Lily sangat geram hingga rasanya dia ingin meruntuhkan rumah milik Barata saat itu juga, dia tidak percaya dengan apa yang didengarnya, tapi dia juga tidak akan membiarkan tuduhan itu berlaku kepada ibunya.
"Agam, apakah semua yang dikatakan ibumu itu benar?" tanya Lily, matanya berkaca-kaca menahan amarah dan kesedihan.
Agam kemudian mendekati Lily dan memegang pundaknya. Dia menjelaskan bahwa ibunya berbohong, hal itu tidak mungkin, Agam yakin bahwa Ibu Lily adalah wanita baik-baik. Agam meminta Lily untuk tidak mendengarkan omong kosong ibunya, dia menjelaskan bahwa saat marah ibunya memang terkadang sedikit berlebihan.
"Lupakan saja, jangan diambil hati," jelas Agam, suaranya lembut berusaha menenangkan Lily.

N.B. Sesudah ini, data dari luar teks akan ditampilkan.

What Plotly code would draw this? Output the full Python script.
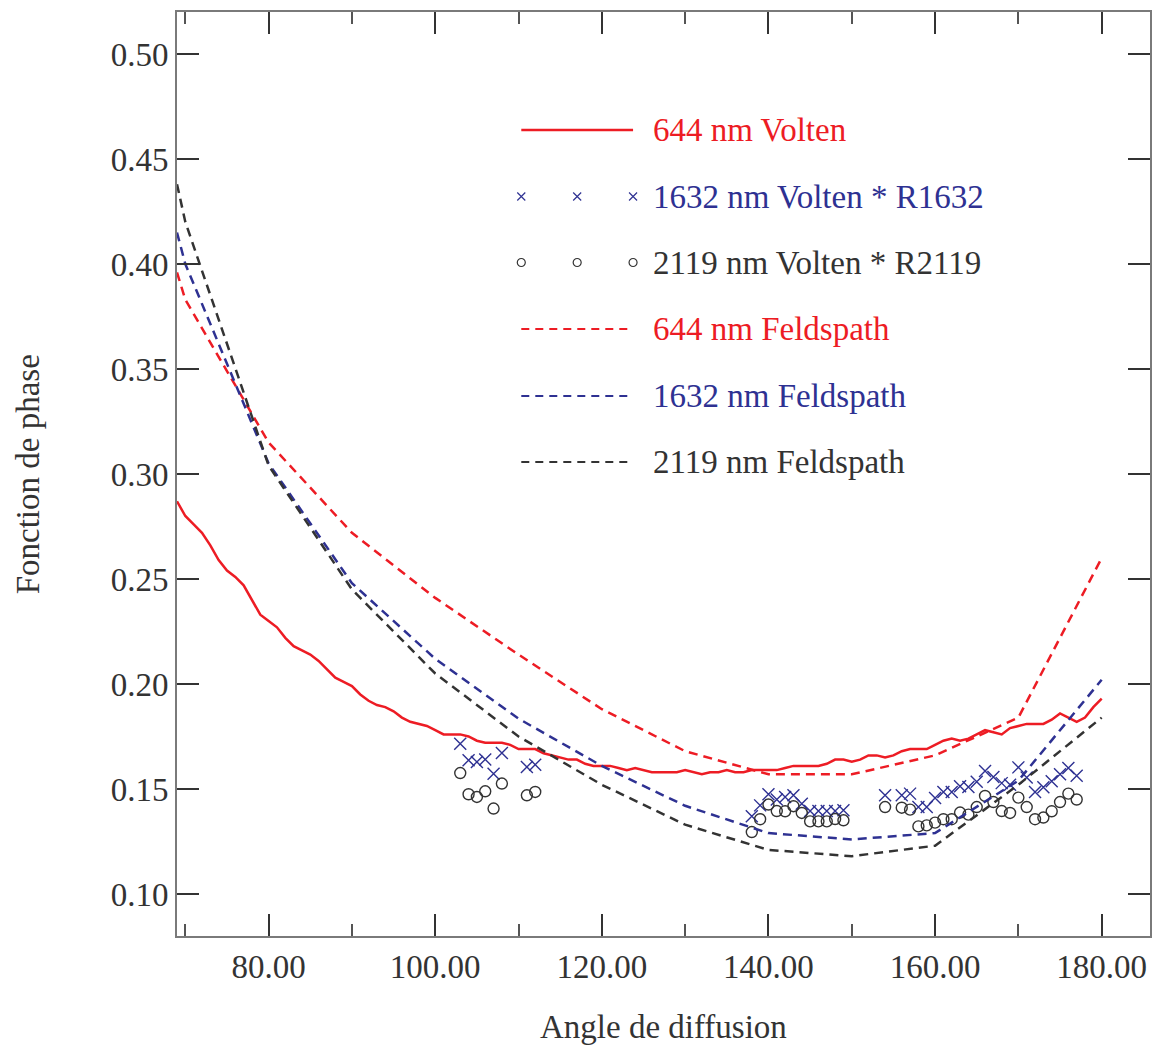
import plotly.graph_objects as go

# ---- Volten measurements (1-degree steps) ----
volten_angles = list(range(69, 181))
volten_644 = [
    0.287, 0.280, 0.276, 0.272, 0.266, 0.259, 0.254, 0.251, 0.247, 0.240,   # 69-78
    0.233, 0.230, 0.227, 0.222, 0.218, 0.216, 0.214, 0.211, 0.207, 0.203,   # 79-88
    0.201, 0.199, 0.195, 0.192, 0.190, 0.189, 0.187, 0.184, 0.182, 0.181,   # 89-98
    0.180, 0.178, 0.176, 0.176, 0.176, 0.175, 0.173, 0.172, 0.172, 0.172,   # 99-108
    0.171, 0.169, 0.169, 0.169, 0.167, 0.166, 0.165, 0.164, 0.164, 0.162,   # 109-118
    0.161, 0.161, 0.161, 0.160, 0.159, 0.160, 0.159, 0.158, 0.158, 0.158,   # 119-128
    0.158, 0.159, 0.158, 0.157, 0.158, 0.158, 0.159, 0.158, 0.158, 0.159,   # 129-138
    0.159, 0.159, 0.159, 0.160, 0.161, 0.161, 0.161, 0.161, 0.162, 0.164,   # 139-148
    0.164, 0.163, 0.164, 0.166, 0.166, 0.165, 0.166, 0.168, 0.169, 0.169,   # 149-158
    0.169, 0.171, 0.173, 0.174, 0.173, 0.174, 0.176, 0.178, 0.177, 0.176,   # 159-168
    0.179, 0.180, 0.181, 0.181, 0.181, 0.183, 0.186, 0.184, 0.182, 0.184,   # 169-178
    0.189, 0.193,                                                           # 179-180
]

# ---- Volten scaled by reflectance ratios ----
scaled_angles = [103, 104, 105, 106, 107, 108, 111, 112,
                 138, 139, 140, 141, 142, 143, 144, 145, 146, 147, 148, 149,
                 154, 156, 157, 158, 159, 160, 161, 162, 163, 164, 165, 166,
                 167, 168, 169, 170, 171, 172, 173, 174, 175, 176, 177]
volten_1632_r = [0.1716, 0.1637, 0.1629, 0.1641, 0.1573, 0.1671, 0.1605, 0.1616,
                 0.1370, 0.1422, 0.1475, 0.1450, 0.1462, 0.1470, 0.1430, 0.1395,
                 0.1395, 0.1395, 0.1395, 0.1399,
                 0.1470, 0.1470, 0.1478, 0.1414, 0.1414, 0.1457, 0.1486, 0.1486,
                 0.1513, 0.1510, 0.1535, 0.1586, 0.1557, 0.1528, 0.1520, 0.1603,
                 0.1555, 0.1486, 0.1508, 0.1537, 0.1570, 0.1600, 0.1563]
volten_2119_r = [0.1576, 0.1475, 0.1462, 0.1489, 0.1407, 0.1526, 0.1470, 0.1486,
                 0.1295, 0.1356, 0.1426, 0.1395, 0.1394, 0.1418, 0.1386, 0.1346,
                 0.1346, 0.1346, 0.1357, 0.1351,
                 0.1414, 0.1411, 0.1402, 0.1322, 0.1327, 0.1340, 0.1356, 0.1356,
                 0.1388, 0.1378, 0.1414, 0.1467, 0.1438, 0.1395, 0.1386, 0.1459,
                 0.1414, 0.1356, 0.1364, 0.1394, 0.1438, 0.1478, 0.1450]

# ---- Feldspath model ----
feld_angles = [69, 70, 80, 90, 100, 110, 120, 130, 140, 150, 160, 170, 180]
feld_644 = [0.396, 0.383, 0.315, 0.272, 0.241, 0.214, 0.188, 0.168, 0.157, 0.157, 0.166, 0.184, 0.260]
feld_1632 = [0.415, 0.400, 0.305, 0.248, 0.212, 0.1835, 0.161, 0.142, 0.129, 0.126, 0.129, 0.154, 0.202]
feld_2119 = [0.438, 0.420, 0.304, 0.245, 0.205, 0.175, 0.152, 0.133, 0.121, 0.118, 0.123, 0.152, 0.184]

legend_labels = ["644 nm Volten", "1632 nm Volten * R1632", "2119 nm Volten * R2119",
                 "644 nm Feldspath", "1632 nm Feldspath", "2119 nm Feldspath"]

RED = "#ED1C24"
BLUE = "#2E3192"
DARK = "#333333"
FONT = "Liberation Serif"
DASH = "9px,6px"

fig = go.Figure()

fig.add_trace(go.Scatter(x=volten_angles, y=volten_644, mode="lines",
                         line=dict(color=RED, width=2.5), name=legend_labels[0]))
fig.add_trace(go.Scatter(x=scaled_angles, y=volten_1632_r, mode="markers",
                         marker=dict(symbol="x-thin-open", size=12, color=BLUE,
                                     line=dict(color=BLUE, width=1.4)),
                         name=legend_labels[1]))
fig.add_trace(go.Scatter(x=scaled_angles, y=volten_2119_r, mode="markers",
                         marker=dict(symbol="circle-open", size=11, color=DARK,
                                     line=dict(color=DARK, width=1.4)),
                         name=legend_labels[2]))
fig.add_trace(go.Scatter(x=feld_angles, y=feld_644, mode="lines",
                         line=dict(color=RED, width=2.5, dash=DASH), name=legend_labels[3]))
fig.add_trace(go.Scatter(x=feld_angles, y=feld_1632, mode="lines",
                         line=dict(color=BLUE, width=2.5, dash=DASH), name=legend_labels[4]))
fig.add_trace(go.Scatter(x=feld_angles, y=feld_2119, mode="lines",
                         line=dict(color=DARK, width=2.5, dash=DASH), name=legend_labels[5]))

# ---- legend block drawn on a pixel-scaled overlay axis ----
PLOT_L, PLOT_R, PLOT_T, PLOT_B = 177, 1152, 12, 936
key_x0, key_x1, text_x = 522, 634, 652
row_y = [130, 196.5, 262.5, 329, 396, 462]
text_colors = [RED, BLUE, DARK, RED, BLUE, DARK]


def px_to_paper(px, py):
    return ((px - PLOT_L) / (PLOT_R - PLOT_L), (PLOT_B - py) / (PLOT_B - PLOT_T))


fig.add_trace(go.Scatter(x=[key_x0, key_x1], y=[row_y[0]] * 2, mode="lines",
                         line=dict(color=RED, width=2.5), xaxis="x2", yaxis="y2",
                         showlegend=False, hoverinfo="skip"))
fig.add_trace(go.Scatter(x=[key_x0, (key_x0 + key_x1) / 2, key_x1], y=[row_y[1]] * 3,
                         mode="markers", xaxis="x2", yaxis="y2",
                         marker=dict(symbol="x-thin-open", size=8, color=BLUE,
                                     line=dict(color=BLUE, width=1.2)),
                         showlegend=False, hoverinfo="skip"))
fig.add_trace(go.Scatter(x=[key_x0, (key_x0 + key_x1) / 2, key_x1], y=[row_y[2]] * 3,
                         mode="markers", xaxis="x2", yaxis="y2",
                         marker=dict(symbol="circle-open", size=8, color=DARK,
                                     line=dict(color=DARK, width=1.2)),
                         showlegend=False, hoverinfo="skip"))
for row, col in zip(row_y[3:], [RED, BLUE, DARK]):
    fig.add_trace(go.Scatter(x=[key_x0, key_x1], y=[row, row], mode="lines",
                             line=dict(color=col, width=2, dash="8px,6px"),
                             xaxis="x2", yaxis="y2", showlegend=False, hoverinfo="skip"))

for label, row, col in zip(legend_labels, row_y, text_colors):
    fig.add_annotation(x=text_x, y=row, xref="x2", yref="y2", text=label,
                       showarrow=False, xanchor="left", yanchor="middle",
                       font=dict(family=FONT, size=33, color=col))

# ---- axis titles ----
tx, ty = px_to_paper((PLOT_L + PLOT_R) / 2, 1027)
fig.add_annotation(x=tx, y=ty, xref="paper", yref="paper",
                   text="Angle de diffusion", showarrow=False,
                   xanchor="center", yanchor="middle",
                   font=dict(family=FONT, size=33, color=DARK))
tx, ty = px_to_paper(28, (PLOT_T + PLOT_B) / 2)
fig.add_annotation(x=tx, y=ty, xref="paper", yref="paper",
                   text="Fonction de phase", showarrow=False, textangle=-90,
                   xanchor="center", yanchor="middle",
                   font=dict(family=FONT, size=33, color=DARK))

axis_common = dict(showgrid=False, zeroline=False, showline=True, linecolor="#7a7a7a",
                   linewidth=2, mirror="allticks", ticks="inside", ticklen=22,
                   tickwidth=1.5, tickcolor="#333333",
                   tickfont=dict(family=FONT, size=33, color=DARK))

fig.update_layout(
    width=1155, height=1047,
    margin=dict(l=PLOT_L, r=1155 - PLOT_R, t=PLOT_T, b=1047 - PLOT_B),
    paper_bgcolor="white", plot_bgcolor="white",
    showlegend=False,
    xaxis=dict(range=[69, 185.8], tick0=80, dtick=20, tickformat=".2f",
               minor=dict(dtick=10, tick0=70, ticks="inside", ticklen=12,
                          tickwidth=1.5, tickcolor="#555555"),
               **axis_common),
    yaxis=dict(range=[0.08, 0.52], tick0=0.1, dtick=0.05, tickformat=".2f",
               **axis_common),
    xaxis2=dict(overlaying="x", range=[PLOT_L, PLOT_R], visible=False),
    yaxis2=dict(overlaying="y", range=[PLOT_B, PLOT_T], visible=False),
)

fig.write_html("out.html")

"Tidak Agam, aku tidak ingin ibumu mengatakan hal yang aneh seenaknya tentang aku apalagi ibuku," jelas Lily, suaranya penuh determinasi.
Dia kemudian bersidekap dan tersenyum devil, dia memiliki satu ide di kepalanya untuk membuktikan semua tuduhan Helsi itu bohong.
"Tes DNA," ucap Lily dan Agam bersamaan.